Editor’s note: This was first published by Newsweek.
Teachers are frequently reminded during their careers to “meet the students where they are.” It’s a common-sense idea: There are things students know and can do today, and other things they should be able to do eventually. In between is the sweet spot for learning and growth. Going too far outside students’ current comfort zone is a recipe for frustration.
What’s true of teaching is also true of politics. Voters have ideas they currently favor, and others they might someday adopt. But as Democrats learned the hard way in Virginia earlier this month, both won’t happen all at once. So long as they continue to misunderstand America’s relationship with its schools, Democrats are unlikely to gain the upper hand on education anytime soon.
Here’s the thing: Education is inherently “progressive.” At least in principle, it’s an engine of social progress, fairness, and upward mobility. It’s closer to Robert F. Kennedy–style progressivism than the radical views of “The Squad,” but education aligns with the outlook and goals of multi-racial, working-class progressivism.
But while education is progressive, school is inherently conservative. Schools are hyperlocal institutions that tend to valorize tradition, order, and norms, which are all “conservative” virtues. This paradox—education is progressive, and schools are conservative—lies at the heart of public education in America, and currently plays to the advantage of Republicans.
It’s a common observation—often a complaint—that the basic structure of school hasn’t changed in centuries. Kids sit at desks, teachers stand in front of the room, and the academic diet leans heavily on the best that has been discovered, thought, and created: our language, literature, history, scientific discoveries, and artistic achievements. This default mode is by definition culturally “conservative.” If this basic playbook hasn’t changed in centuries, it’s because we have resisted disrupting it. It’s an enduring cultural habit that still resonates with a majority of Americans.
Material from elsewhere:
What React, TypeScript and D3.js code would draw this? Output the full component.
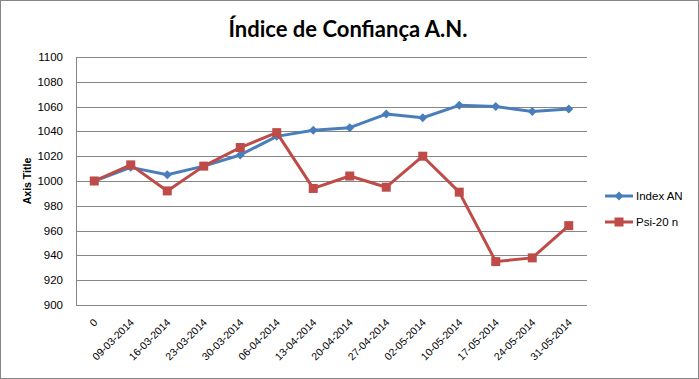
import React from "react";
import * as d3 from "d3";

const categories = ["0", "09-03-2014", "16-03-2014", "23-03-2014", "30-03-2014", "06-04-2014", "13-04-2014", "20-04-2014", "27-04-2014", "02-05-2014", "10-05-2014", "17-05-2014", "24-05-2014", "31-05-2014"];
const indexAN = [1000, 1011, 1005, 1012, 1021, 1036, 1041, 1043, 1054, 1051, 1061, 1060, 1056, 1058];
const psi20 = [1000, 1013, 992, 1012, 1027, 1039, 994, 1004, 995, 1020, 991, 935, 938, 964];
const yTicks = [900, 920, 940, 960, 980, 1000, 1020, 1040, 1060, 1080, 1100];

const W = 699, H = 379;
const left = 76, right = 587, top = 57, bottom = 305;
const BLUE = "#4A7EBB", RED = "#BE4B48";
const LF = "'Liberation Sans', Arial, sans-serif";

export default function App() {
  const x = d3.scaleBand<string>().domain(categories).range([left, right]);
  const y = d3.scaleLinear().domain([900, 1100]).range([bottom, top]);
  const cx = (c: string) => (x(c) as number) + x.bandwidth() / 2;
  const line = d3.line<number>().x((_, i) => cx(categories[i])).y((d) => y(d));
  const diamond = (px: number, py: number, k: string | number) => (
    <path key={k} d={`M${px},${py - 4.5}L${px + 4.5},${py}L${px},${py + 4.5}L${px - 4.5},${py}Z`} fill={BLUE} />
  );
  const square = (px: number, py: number, k: string | number) => (
    <rect key={k} x={px - 4.5} y={py - 4.5} width={9} height={9} fill={RED} />
  );
  return (
    <svg width={W} height={H} style={{ position: "absolute", left: 0, top: 0, fontFamily: LF }}>
      <rect x={0.5} y={0.5} width={W - 1} height={H - 1} fill="#fff" stroke="#868686" />
      <text x={348} y={37} textAnchor="middle" fontSize={22} fontWeight="bold" fontFamily="Lato, sans-serif" fill="#000">Índice de Confiança A.N.</text>
      {yTicks.map((t) => (
        <g key={t}>
          <line x1={left} x2={right} y1={Math.round(y(t)) + 0.5} y2={Math.round(y(t)) + 0.5} stroke="#868686" />
          <text x={left - 13} y={y(t) + 4} textAnchor="end" fontSize={11.5} fill="#000">{t}</text>
        </g>
      ))}
      <line x1={left + 0.5} x2={left + 0.5} y1={top} y2={bottom} stroke="#868686" />
      <text transform={`translate(31,${(top + bottom) / 2}) rotate(-90)`} textAnchor="middle" fontSize={10.5} fontWeight="bold">Axis Title</text>
      {categories.map((c) => (
        <text key={c} transform={`translate(${cx(c) + 4},${bottom + 18}) rotate(-45)`} textAnchor="end" fontSize={10.5} fill="#000">{c}</text>
      ))}
      <path d={line(indexAN) || ""} fill="none" stroke={BLUE} strokeWidth={3} strokeLinejoin="round" />
      {indexAN.map((v, i) => diamond(cx(categories[i]), y(v), "d" + i))}
      <path d={line(psi20) || ""} fill="none" stroke={RED} strokeWidth={3} strokeLinejoin="round" />
      {psi20.map((v, i) => square(cx(categories[i]), y(v), "s" + i))}
      <line x1={605} x2={633} y1={196} y2={196} stroke={BLUE} strokeWidth={3} />
      {diamond(619, 196, "ld")}
      <text x={636} y={200} fontSize={11.5}>Index AN</text>
      <line x1={605} x2={633} y1={222} y2={222} stroke={RED} strokeWidth={3} />
      {square(619, 222, "ls")}
      <text x={636} y={226} fontSize={11.5}>Psi-20 n</text>
    </svg>
  );
}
Today’s progressives, by sharp contrast, have never met an institution they didn’t want to upend. They do not see or appreciate the role Americans have assigned to schools. As data scientist and Democratic wunderkind David Shor has noted, the party is dominated by elite, ideologically committed young staffers. Their policy preferences do not meet the voters where they are—at least not moderate voters with strong ties to local schools.
This disconnect is not limited to angry White suburban mothers, the group being scapegoated for the Democrats’ poor showing in Virginia and New Jersey. Stephanie Saroki de Garcia—the cofounder and managing director of Seton Education Partners, which operates schools exclusively in low-income Black and Brown neighborhoods—recently revealed, “We have not had a single one of the parents of our 5,000 students that we’re serving saying, ‘We want you to do more of this antiracist work.’” Parents prize safety, academics, and character formation. Privately, the leaders of ostensibly “woke” charter schools echo and amplify Saroki’s observation. But they have the same problem as the Democrats: a need to hold on to the young, ideologically committed “base” who staff their schools.
Americans have long given poor marks to public education at large, but they reliably give “A’s” and “B’s” to their own child’s school. This is not a paradox. Education is an abstraction; school is a familiar place. Parents want to assume that their local public school is safe, reliable, and available—and that it will adequately prepare their children for college, the workplace, or other opportunities. Belief in this progression drives parents’ resistance to anyone trying to tinker too much with the formula.
In the final days of his failed campaign, Terry McAuliffe brought in teachers union president Randi Weingarten to make a final pitch to parents—to the delight of Republicans. The Democrat seemed unaware of Weingarten’s status as the person most blamed, fairly or not, for keeping schools closed. Days earlier, he campaigned with former president Barack Obama, who insisted, “We don’t have time to waste on phony culture wars or fake outrage that the right-wing media is peddling.” Another tone-deaf swing and miss: A school is nothing if not a cultural institution. By their very nature, schools are better suited to reflect and reinforce the existing social contract than to challenge it.
The Virginia results suggest that Democrats have two options on education. The first is to listen to parents, take a cue from teachers, and meet the voters where they are. The second option is simpler: lose more elections.